The exercise => Look for "that" in each line of the entries, and return the matching lines.

Records supplied =>

============

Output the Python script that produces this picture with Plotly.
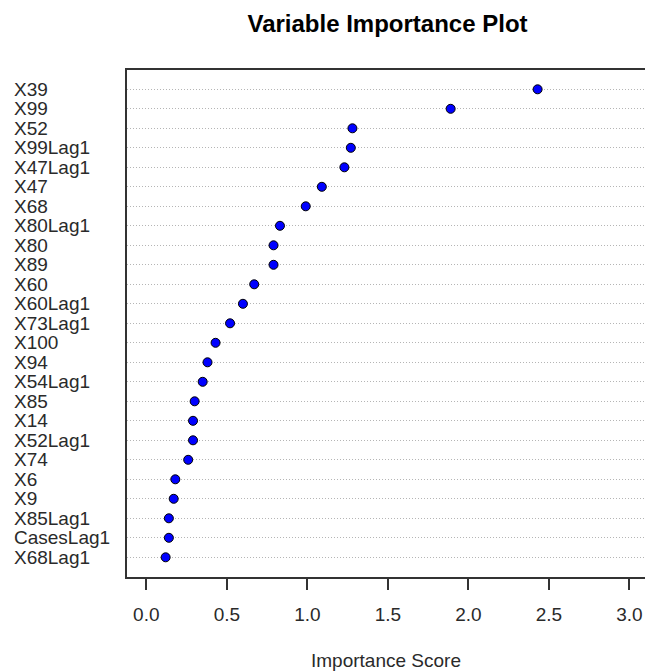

============

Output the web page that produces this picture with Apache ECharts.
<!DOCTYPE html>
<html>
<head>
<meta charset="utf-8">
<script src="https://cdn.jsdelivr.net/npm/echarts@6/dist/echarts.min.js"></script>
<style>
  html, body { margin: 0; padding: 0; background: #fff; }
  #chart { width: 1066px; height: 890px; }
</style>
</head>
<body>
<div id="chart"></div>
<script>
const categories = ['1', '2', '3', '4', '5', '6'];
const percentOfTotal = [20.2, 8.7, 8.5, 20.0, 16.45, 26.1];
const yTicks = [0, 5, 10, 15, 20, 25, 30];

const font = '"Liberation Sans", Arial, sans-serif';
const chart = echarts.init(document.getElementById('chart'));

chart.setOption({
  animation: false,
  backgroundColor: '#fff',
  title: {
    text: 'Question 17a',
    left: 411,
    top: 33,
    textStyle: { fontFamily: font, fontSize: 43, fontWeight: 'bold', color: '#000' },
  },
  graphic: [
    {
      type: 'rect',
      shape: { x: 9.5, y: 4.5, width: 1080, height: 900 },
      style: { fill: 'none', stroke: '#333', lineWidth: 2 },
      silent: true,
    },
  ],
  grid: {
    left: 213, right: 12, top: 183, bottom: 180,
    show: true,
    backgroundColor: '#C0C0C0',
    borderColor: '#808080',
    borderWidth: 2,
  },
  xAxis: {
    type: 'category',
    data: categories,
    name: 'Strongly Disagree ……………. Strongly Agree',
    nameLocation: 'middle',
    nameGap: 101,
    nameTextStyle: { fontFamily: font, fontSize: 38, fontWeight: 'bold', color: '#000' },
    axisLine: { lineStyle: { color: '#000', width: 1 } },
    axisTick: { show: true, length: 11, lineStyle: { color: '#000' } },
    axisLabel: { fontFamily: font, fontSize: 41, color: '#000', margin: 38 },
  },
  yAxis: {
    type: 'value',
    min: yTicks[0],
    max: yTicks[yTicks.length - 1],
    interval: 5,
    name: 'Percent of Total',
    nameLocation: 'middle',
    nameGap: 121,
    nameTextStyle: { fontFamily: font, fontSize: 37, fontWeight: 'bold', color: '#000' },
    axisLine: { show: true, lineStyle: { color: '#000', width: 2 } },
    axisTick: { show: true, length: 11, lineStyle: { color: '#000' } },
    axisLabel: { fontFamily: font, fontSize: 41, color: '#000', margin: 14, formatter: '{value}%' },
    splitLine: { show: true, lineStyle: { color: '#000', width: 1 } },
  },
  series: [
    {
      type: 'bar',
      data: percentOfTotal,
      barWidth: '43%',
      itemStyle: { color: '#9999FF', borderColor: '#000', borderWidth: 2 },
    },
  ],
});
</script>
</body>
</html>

============

Exercise response =>
Output the Python script that produces this picture with Plotly.
Output the web page that produces this picture with Apache ECharts.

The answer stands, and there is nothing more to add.